Joaquim Mir, pintor de genio y locura
Dentro de la llamada "pintura catalana" hay pocos artistas que resistan una revisión completa; casi nadie mantiene un pulso de originalidad y excelencia hasta el final. Joaquim Mir (1873-1940) no es ninguna excepción, tal como puede comprobarse en la retrospectiva que hasta el 26 de diciembre le dedica Caixafòrum, de la que es comisario Francesc Miralles, autor de los imprescindibles volúmenes del siglo XX de la Història de l'Art Català (Edicions 62).
El artista realizó sus mejores obras durante su trágica crisis mental.
A pesar de haber localizado 12 piezas inéditas y de que se expongan por primera vez en Barcelona otras 46, la antológica, presentada como "la muestra más rigurosa que se ha organizado nunca de la obra del artista barcelonés", no acaba de adquirir el alardeado nivel de excelencia que promete su marketing. La iniciativa, parecida a la que ya se hizo de Anglada Camarasa, plantea la eterna duda de si hay que presentar un artista a plena luz, con todas sus contradicciones, o bien cribar tan sólo lo mejor.
Mir es un gran hito del arte catalán, pero su genialidad está trágicamente ligada a la locura en el periodo comprendido entre 1902 y 1910, coincidiendo con sus estancias en Mallorca y Tarragona. Antes de su enfermedad, fue un pintor de garra, bien orientado y correcto, y luego, superada su crisis mental, fue un artista lleno de jovialidad y simpatía, pero con una producción cada vez más convencional, un hecho que coincidiría con la ascendente aceptación de su pintura por parte de público y coleccionistas hasta llegar a ser, en la década de 1930, el artista catalán vivo más cotizado.
La exposición arranca con obras impactantes y poco conocidas, como El venedor de taronges junto a L'hort de rector y L'hort de l'ermita. La fantástica etapa mallorquina -claramente influida por el pintor simbolista belga Degouve de Nuncques- está presidida por el espléndido L'abim y una de las magníficas versiones de La cala encantada, además de alguna concesión como el prescindible Sóller. Continúa con parte de la decoración de la Casa Trinxet, de Puig i Cadafalch, cuyo derribo a manos de Núñez y Navarro marca uno de los episodios más siniestros del porciolismo. Los fragmentos de tela arrancada y troceada no tienen la categoría de un cuadro, aunque se hayan pagado a precio de oro. Son simples retales de un proyecto decorativo que, descontextualizados, apenas tienen sentido; uno de ellos incluso lleva una firma apócrifa realizada por un restaurador desaprensivo y mercenario.
La brillante etapa de Tarragona también cuenta con piezas espectaculares, como Primavera a l'Aleixar y Vista de l'Aleixar, acompañadas por una serie de pasteles memorables y de las inquietantes figuras de Els cantaires y Les velles.
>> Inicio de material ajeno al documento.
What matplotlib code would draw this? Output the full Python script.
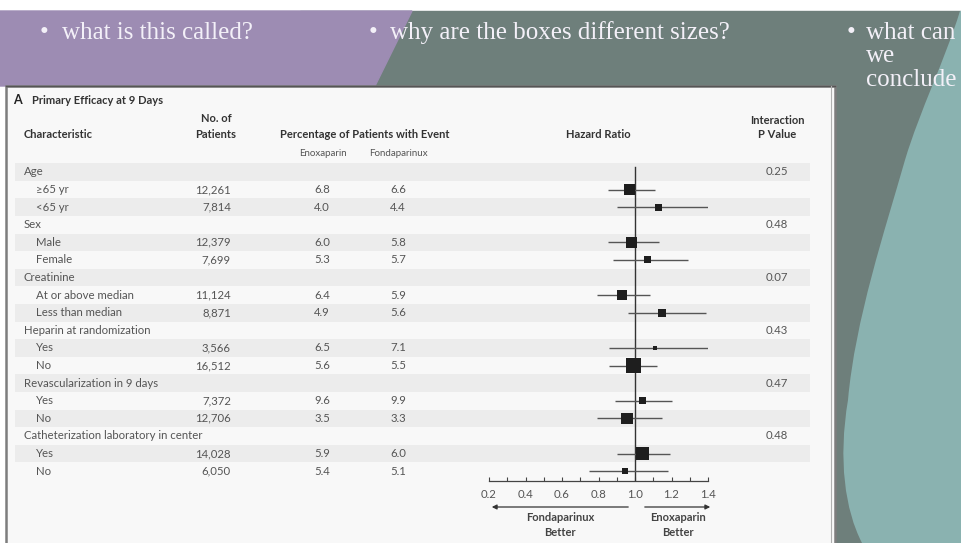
import numpy as np
import matplotlib
matplotlib.use("Agg")
import matplotlib.pyplot as plt
from matplotlib.patches import Rectangle, Polygon, PathPatch
from matplotlib.path import Path

# rows of the forest plot (None = group heading row)
labels = ["Age", "\u226565 yr", "<65 yr",
          "Sex", "Male", "Female",
          "Creatinine", "At or above median", "Less than median",
          "Heparin at randomization", "Yes", "No",
          "Revascularization in 9 days", "Yes", "No",
          "Catheterization laboratory in center", "Yes", "No"]
patients = [None, 12261, 7814, None, 12379, 7699, None, 11124, 8871,
            None, 3566, 16512, None, 7372, 12706, None, 14028, 6050]
enox = [None, 6.8, 4.0, None, 6.0, 5.3, None, 6.4, 4.9,
        None, 6.5, 5.6, None, 9.6, 3.5, None, 5.9, 5.4]
fonda = [None, 6.6, 4.4, None, 5.8, 5.7, None, 5.9, 5.6,
         None, 7.1, 5.5, None, 9.9, 3.3, None, 6.0, 5.1]
hr = [None, 0.97, 1.13, None, 0.98, 1.07, None, 0.93, 1.15,
      None, 1.11, 0.99, None, 1.04, 0.955, None, 1.04, 0.945]
ci_lo = [None, 0.85, 0.90, None, 0.85, 0.88, None, 0.79, 0.96,
         None, 0.86, 0.86, None, 0.89, 0.79, None, 0.90, 0.75]
ci_hi = [None, 1.11, 1.40, None, 1.13, 1.29, None, 1.08, 1.39,
         None, 1.42, 1.12, None, 1.20, 1.15, None, 1.19, 1.18]
pvals = ["0.25", None, None, "0.48", None, None, "0.07", None, None,
         "0.43", None, None, "0.47", None, None, "0.48", None, None]
hr_ticks = [0.2, 0.4, 0.6, 0.8, 1.0, 1.2, 1.4]

W, H = 962, 543
fig = plt.figure(figsize=(W / 100, H / 100), dpi=100)

# slide background, pixel coordinates
bg = fig.add_axes([0, 0, 1, 1])
bg.set_xlim(0, W)
bg.set_ylim(H, 0)
bg.axis("off")

purple = "#9d8cb3"
green = "#6e7f7b"
teal = "#8ab2b0"
bg.add_patch(Rectangle((300, 11), W - 300, H - 11, color=green, zorder=0))
bg.add_patch(Polygon([(0, 11), (412, 11), (375, 86), (0, 86)], color=purple, zorder=1))
verts = [(960, 11), (945, 60), (920, 110), (905, 160),
         (885, 230), (855, 320), (848, 400),
         (838, 460), (845, 510), (862, 543),
         (W, H), (W, 11), (960, 11)]
codes = [Path.MOVETO, Path.CURVE4, Path.CURVE4, Path.CURVE4,
         Path.CURVE4, Path.CURVE4, Path.CURVE4,
         Path.CURVE4, Path.CURVE4, Path.CURVE4,
         Path.LINETO, Path.LINETO, Path.CLOSEPOLY]
bg.add_patch(PathPatch(Path(verts, codes), facecolor=teal, edgecolor="none", zorder=1))

# white panel holding the figure
bg.add_patch(Rectangle((6, 86), 829, H - 86 + 5, facecolor="#f8f8f8",
                       edgecolor="#7d7d7d", lw=1.8, zorder=2))
bg.plot([6, 835], [86, 86], color="#555555", lw=1, zorder=3)
bg.plot([831.5, 831.5], [86, H], color="#b0b0b0", lw=0.8, zorder=3)

serif = ["Liberation Serif", "DejaVu Serif"]
tc = "#f3f0f8"
sfs = 18
bg.text(40, 33, "\u2022", family=serif, fontsize=sfs, color=tc, va="center", zorder=5)
bg.text(62, 33, "what is this called?", family=serif, fontsize=sfs, color=tc, va="center", zorder=5)
bg.text(369, 33, "\u2022", family=serif, fontsize=sfs, color=tc, va="center", zorder=5)
bg.text(390, 33, "why are the boxes different sizes?", family=serif, fontsize=sfs, color=tc, va="center", zorder=5)
bg.text(847, 33, "\u2022", family=serif, fontsize=sfs, color=tc, va="center", zorder=5)
bg.text(866, 33, "what can", family=serif, fontsize=sfs, color=tc, va="center", zorder=5)
bg.text(866, 56, "we", family=serif, fontsize=sfs, color=tc, va="center", zorder=5)
bg.text(866, 80, "conclude", family=serif, fontsize=sfs, color=tc, va="center", zorder=5)

# headers
sans = ["Lato", "DejaVu Sans"]
dark = "#333333"
grey = "#555555"
fs = 8.2
hfs = 8
bg.text(13, 100, "A", family=sans, fontsize=9, weight="bold", color="#222222", va="center", zorder=5)
bg.text(32, 100, "Primary Efficacy at 9 Days", family=sans, fontsize=hfs, weight="bold", color=dark, va="center", zorder=5)
bg.text(24, 135, "Characteristic", family=sans, fontsize=hfs, weight="bold", color=dark, va="center", zorder=5)
bg.text(216, 119, "No. of", family=sans, fontsize=hfs, weight="bold", color=dark, va="center", ha="center", zorder=5)
bg.text(216, 134, "Patients", family=sans, fontsize=hfs, weight="bold", color=dark, va="center", ha="center", zorder=5)
bg.text(365, 135, "Percentage of Patients with Event", family=sans, fontsize=hfs, weight="bold",
        color=dark, va="center", ha="center", zorder=5)
bg.text(323, 153, "Enoxaparin", family=sans, fontsize=7, color=grey, va="center", ha="center", zorder=5)
bg.text(398, 153, "Fondaparinux", family=sans, fontsize=7, color=grey, va="center", ha="center", zorder=5)
bg.text(598, 134, "Hazard Ratio", family=sans, fontsize=hfs, weight="bold", color=dark, va="center", ha="center", zorder=5)
bg.text(777, 120, "Interaction", family=sans, fontsize=hfs, weight="bold", color=dark, va="center", ha="center", zorder=5)
bg.text(777, 134, "P Value", family=sans, fontsize=hfs, weight="bold", color=dark, va="center", ha="center", zorder=5)

# table rows
y_top, y_bot = 163.2, 481.0
nrows = len(labels)
ylim = (17.56, -0.5)
tab = fig.add_axes([0, 1 - y_bot / H, 1, (y_bot - y_top) / H])
tab.set_xlim(0, W)
tab.set_ylim(*ylim)
tab.axis("off")
tab.patch.set_alpha(0)

rows = np.arange(nrows)
for i in rows[::2]:
    tab.axhspan(i - 0.5, i + 0.5, xmin=15 / W, xmax=810 / W, color="#ececec", lw=0, zorder=0)

for i in rows:
    if patients[i] is None:
        tab.text(24, i, labels[i], family=sans, fontsize=fs, color=grey, va="center")
        tab.text(777, i, pvals[i], family=sans, fontsize=fs, color=grey, va="center", ha="center")
    else:
        tab.text(36, i, labels[i], family=sans, fontsize=fs, color=grey, va="center")
        tab.text(231, i, f"{patients[i]:,}", family=sans, fontsize=fs, color=grey, va="center", ha="right")
        tab.text(322, i, f"{enox[i]:.1f}", family=sans, fontsize=fs, color=grey, va="center", ha="center")
        tab.text(398, i, f"{fonda[i]:.1f}", family=sans, fontsize=fs, color=grey, va="center", ha="center")

# forest plot
fx = fig.add_axes([489 / W, 1 - y_bot / H, (708 - 489) / W, (y_bot - y_top) / H])
fx.patch.set_alpha(0)
fx.set_xlim(0.2, 1.4)
fx.set_ylim(*ylim)
for s in ["top", "left", "right"]:
    fx.spines[s].set_visible(False)
fx.spines["bottom"].set_color("#444444")
fx.spines["bottom"].set_linewidth(0.9)
fx.set_yticks([])
fx.set_xticks(hr_ticks)
fx.set_xticklabels([f"{t:.1f}" for t in hr_ticks], family=sans, fontsize=fs, color=grey)
fx.set_xticks(np.arange(0.3, 1.4, 0.2), minor=True)
fx.tick_params(axis="x", which="both", direction="in", length=3, width=0.8, color="#444444", pad=6)

fx.axvline(1.0, ymin=0, ymax=(ylim[0] + 0.3) / (ylim[0] - ylim[1]), color="#333333", lw=1)
idx = [i for i in rows if hr[i] is not None]
fx.hlines(idx, [ci_lo[i] for i in idx], [ci_hi[i] for i in idx], color="#555555", lw=1)
nmax = max(p for p in patients if p is not None)
sizes = [(0.72 * 15 * patients[i] / nmax) ** 2 for i in idx]
fx.scatter([hr[i] for i in idx], idx, s=sizes, marker="s", color="#1e1e1e", zorder=3, linewidths=0)

# direction arrows
bg.annotate("", xy=(489, 507), xytext=(631, 507),
            arrowprops=dict(arrowstyle="-|>", color="#333333", lw=0.9, mutation_scale=7), zorder=5)
bg.annotate("", xy=(713, 507), xytext=(642, 507),
            arrowprops=dict(arrowstyle="-|>", color="#333333", lw=0.9, mutation_scale=7), zorder=5)
bg.text(560, 525, "Fondaparinux\nBetter", family=sans, fontsize=hfs, weight="bold", color="#444444",
        ha="center", va="center", linespacing=1.35, zorder=5)
bg.text(678, 525, "Enoxaparin\nBetter", family=sans, fontsize=hfs, weight="bold", color="#444444",
        ha="center", va="center", linespacing=1.35, zorder=5)

fig.savefig("out.png", dpi=100)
A partir de ahí, la selección decae, paralela a la producción del artista, con subidas y bajadas, atisbos de genialidad, junto a paisajes anodinos que culminan en las vistas de Andorra. Quizá como una intencionada metáfora, la antológica termina con La desferra (1935), una barca abandonada en la playa que a su vez está sola y sin ángel en la última sala, enfrente de la mesa de interpretación. Por suerte, como sucede en L'abim, una de las paredes deja abierto un agujero, estrecho y vertical, y nos brinda la posibilidad de evadir la salida y penetrar en las salas de Tarragona y Mallorca para terminar la exposición en sentido inverso y salir airosos del evento.